The Latino Immigrant
Recently my wife, two daughters and I were invited to a home coming party for a middle-aged Latino friend, Angel, who had been away in the Philippines for several months on special military assignment for the United States Air force. The house was packed and we were definitely the non-Latino minority because every grandmother, grandfather, mom, dad, brother, sister, aunt, uncle, in-law, cousin, niece, nephew and friend was in attendance to welcome Angel home. It was an interesting mix. My demographic instincts took over.
The older first generation folks who were born in Puerto Rico spoke English but with a definite Spanish accent. When they spoke among themselves they seemed to favor speaking Spanish. The second generation, Angel’s counterparts, spoke perfect English with a slight hint of a Spanish accent. The remaining third and forth generation young adults, teens and young children chattered away in English and so I’m told know little or no Spanish. There was of course a young anomaly or two who was a recent arrival who spoke Spanish. I was impressed with how quickly these Latino immigrants assimilate. My German ancestors who came to the States in 1840 took one hundred years to break away from the old culture, but these Latinos seem to have done it in a single twenty year generation. Amazing.
Demography aside, the food was wonderful, indigenous dishes I can’t pronounce but could certainly eat. Desert was cake and ice cream so Angel summoned the entire group into the dinning room for the ceremonious cutting of a huge sheet cake. Then a wonderful thing happened that I would never have expected. The entire family spontaneously sang (belted out) the Star Spangled Banner.
Pew Research just completed an interesting study called:
Latino Children: A Majority are U.S.- Born Offspring of Immigrants. By Richard Fry and Jeffrey S. Passel
Here are a few of the interesting findings that shed light on this dynamic group. Latinos now make up 22% of all kids under the age of eighteen in the United States, up from 9% in 1980. A whopping 52% of the Nation’s 16 million Latino kids are considered second generation, meaning that they are the native born offspring of at least one foreign born parent. The Latino immigration from Mexico, Central and South America began in earnest around 1980 and has only recently tapered off.
About 11% of Latino kids are themselves first generation meaning that they were born outside of the United States and about 37% are third generation meaning that they are U.S. born of U.S. born parents.
Projections by the U.S. Census Bureau indicate that by 2025 nearly three in ten children in the United States will be of Latino ancestry. While on the surface this number might alarm some people it actually is very healthy from a demographic stand point. As immigrants go Latinos bring a lot to the table. They assimilate very quickly, are hard working, have strong family ties and are culturally very compatible with main stream America. It would be difficult to design a better immigrant.

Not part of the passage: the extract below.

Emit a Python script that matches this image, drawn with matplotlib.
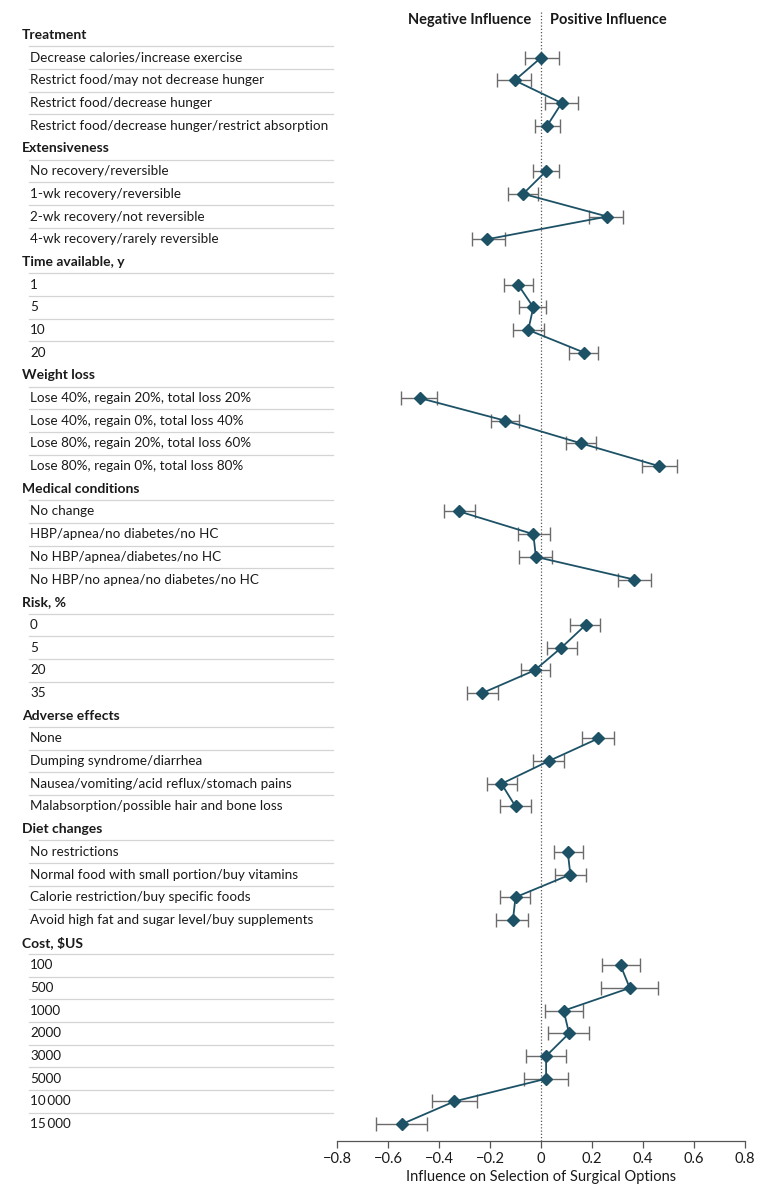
import matplotlib
matplotlib.use("Agg")
import matplotlib.pyplot as plt
import matplotlib.transforms as mtrans

# ── data ────────────────────────────────────────────────────────────
groups = ["Treatment", "Extensiveness", "Time available, y", "Weight loss",
          "Medical conditions", "Risk, %", "Adverse effects", "Diet changes",
          "Cost, $US"]

levels = [
    ["Decrease calories/increase exercise", "Restrict food/may not decrease hunger",
     "Restrict food/decrease hunger", "Restrict food/decrease hunger/restrict absorption"],
    ["No recovery/reversible", "1-wk recovery/reversible",
     "2-wk recovery/not reversible", "4-wk recovery/rarely reversible"],
    ["1", "5", "10", "20"],
    ["Lose 40%, regain 20%, total loss 20%", "Lose 40%, regain 0%, total loss 40%",
     "Lose 80%, regain 20%, total loss 60%", "Lose 80%, regain 0%, total loss 80%"],
    ["No change", "HBP/apnea/no diabetes/no HC",
     "No HBP/apnea/diabetes/no HC", "No HBP/no apnea/no diabetes/no HC"],
    ["0", "5", "20", "35"],
    ["None", "Dumping syndrome/diarrhea",
     "Nausea/vomiting/acid reflux/stomach pains", "Malabsorption/possible hair and bone loss"],
    ["No restrictions", "Normal food with small portion/buy vitamins",
     "Calorie restriction/buy specific foods", "Avoid high fat and sugar level/buy supplements"],
    ["100", "500", "1000", "2000", "3000", "5000", "10\u2009000", "15\u2009000"],
]

estimate = [
    [0.00, -0.103, 0.081, 0.024],
    [0.02, -0.07, 0.26, -0.21],
    [-0.09, -0.03, -0.05, 0.17],
    [-0.476, -0.14, 0.158, 0.463],
    [-0.32, -0.03, -0.02, 0.365],
    [0.175, 0.08, -0.025, -0.23],
    [0.225, 0.03, -0.155, -0.10],
    [0.105, 0.115, -0.10, -0.11],
    [0.312, 0.348, 0.089, 0.11, 0.02, 0.02, -0.34, -0.546],
]
ci_low = [
    [-0.064, -0.171, 0.014, -0.025],
    [-0.03, -0.13, 0.19, -0.27],
    [-0.145, -0.085, -0.11, 0.11],
    [-0.548, -0.195, 0.097, 0.397],
    [-0.38, -0.09, -0.085, 0.30],
    [0.115, 0.025, -0.08, -0.29],
    [0.16, -0.03, -0.21, -0.16],
    [0.05, 0.055, -0.16, -0.175],
    [0.238, 0.234, 0.014, 0.026, -0.06, -0.068, -0.429, -0.648],
]
ci_high = [
    [0.07, -0.038, 0.145, 0.076],
    [0.07, -0.01, 0.32, -0.14],
    [-0.03, 0.02, 0.01, 0.225],
    [-0.407, -0.087, 0.216, 0.532],
    [-0.26, 0.035, 0.045, 0.43],
    [0.23, 0.14, 0.035, -0.17],
    [0.285, 0.09, -0.095, -0.04],
    [0.165, 0.175, -0.045, -0.05],
    [0.387, 0.46, 0.163, 0.19, 0.097, 0.106, -0.25, -0.446],
]

x_ticks = [-0.8, -0.6, -0.4, -0.2, 0, 0.2, 0.4, 0.6, 0.8]

# ── style ───────────────────────────────────────────────────────────
MARK = "#1d5266"
ERR = "#6b6b6b"
RULE = "#d4d4d4"
TEXT = "#1a1a1a"
plt.rcParams["font.family"] = ["Lato", "DejaVu Sans"]

W, H = 780, 1193
fig = plt.figure(figsize=(W / 100, H / 100), dpi=100)

# axes placed in pixel terms of the reference
ax_left, ax_right, ax_top, ax_bot = 337, 745, 12, 1141
ax = fig.add_axes([ax_left / W, 1 - ax_bot / H,
                   (ax_right - ax_left) / W, (ax_bot - ax_top) / H])

row0, pitch = 35, 22.69
ax.set_xlim(-0.8, 0.8)
ax.set_ylim((ax_bot - row0) / pitch, (ax_top - row0) / pitch)

lab = mtrans.blended_transform_factory(fig.transFigure, ax.transData)

r = 0
for g, name in enumerate(groups):
    ax.text(22 / W, r, name, transform=lab, fontsize=10, fontweight="bold",
            color=TEXT, va="center", ha="left")
    r += 1
    rows = list(range(r, r + len(levels[g])))
    for i, lvl in enumerate(levels[g]):
        ax.text(30 / W, rows[i], lvl, transform=lab, fontsize=9.7,
                color=TEXT, va="center", ha="left")
        ax.plot([29 / W, 333 / W], [rows[i] - 0.5] * 2, transform=lab,
                color=RULE, lw=0.9, clip_on=False)
    est = estimate[g]
    xerr = [[e - lo for e, lo in zip(est, ci_low[g])],
            [hi - e for e, hi in zip(est, ci_high[g])]]
    ax.errorbar(est, rows, xerr=xerr, fmt="none", ecolor=ERR, elinewidth=1.0,
                capsize=5, capthick=1.0, zorder=2)
    ax.plot(est, rows, color=MARK, lw=1.3, marker="D", ms=6.5,
            mfc=MARK, mec=MARK, zorder=3)
    r += len(levels[g])

ax.axvline(0, color="#555555", lw=0.9, ls=(0, (1, 1.6)), zorder=1)

ax.text(-0.04, -0.66, "Negative Influence", fontsize=10.5, fontweight="bold",
        color=TEXT, ha="right", va="center")
ax.text(0.036, -0.66, "Positive Influence", fontsize=10.5, fontweight="bold",
        color=TEXT, ha="left", va="center")

for s in ["top", "left", "right"]:
    ax.spines[s].set_visible(False)
ax.spines["bottom"].set_color("#555555")
ax.spines["bottom"].set_linewidth(0.9)
ax.set_yticks([])
ax.set_xticks(x_ticks)
ax.set_xticklabels(["0" if t == 0 else f"{t:.1f}".replace("-", "\u2212") for t in x_ticks],
                   fontsize=10.5, color=TEXT)
ax.tick_params(axis="x", direction="out", length=5, width=0.9, color="#555555", pad=3)
ax.set_xlabel("Influence on Selection of Surgical Options", fontsize=10.5,
              color=TEXT, labelpad=3)

fig.savefig("out.png", dpi=100)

In 2007 there were 4,317,000 babies born in the United States, a record year. Twenty-five percent of those babies were Latino, precipitated by four-teen percent of the U.S. overall population. The United States is the only Western culture and industrialized nation in the world with above replacement level fertility (2.2), thanks to the Latino contribution. This means that unlike Asia or the European Union the United States will have a viable labor force for decades to come.


Reader Comments (5)
While I can't speak for Mr. Gronbach, I don't read "Assimilate Quickly" to be pejorative. In fact I see it as an arguement against the anti-immigrant camps. Many anti-immigrations groups rally around the fact that most immigrants don't learn English. These facts disupute that claim.
Setting culture aside, the ability to speak English in this country is correlated with better wages and fuller employment.
This idicates to me that the Latin "Assimilation" is a good thing since our new immigrants will be able to contribute to our society, both at work, and culturally.
While my family may have come over prior to the reveloution I recognize that our greatness is due to 300 years of immigration. While many have forgotton their parents and grandparents we really came into our own asking for the world's tired, poor, and huddled masses, yearning to breathe free.
While European nations do have issues with balkanization and slow assimilation of immigrant communities, there is substantial evidence of the process of assimilation happening there, even though some resist the process. Even adherance to Islam (extreme or otherwise) is showing signs of weakening but this gets obscured when current first generation immigrants are compaired with current second generations instead of compairing second generation immigrants with their parents. Even North African second generation immigrants who give very conservative answers on oppinion surveys say that their parents were much more conservative and religious than they are.
Assimilation is natural, occurs at different rates under different conditions and adds to both immigrant and host societies.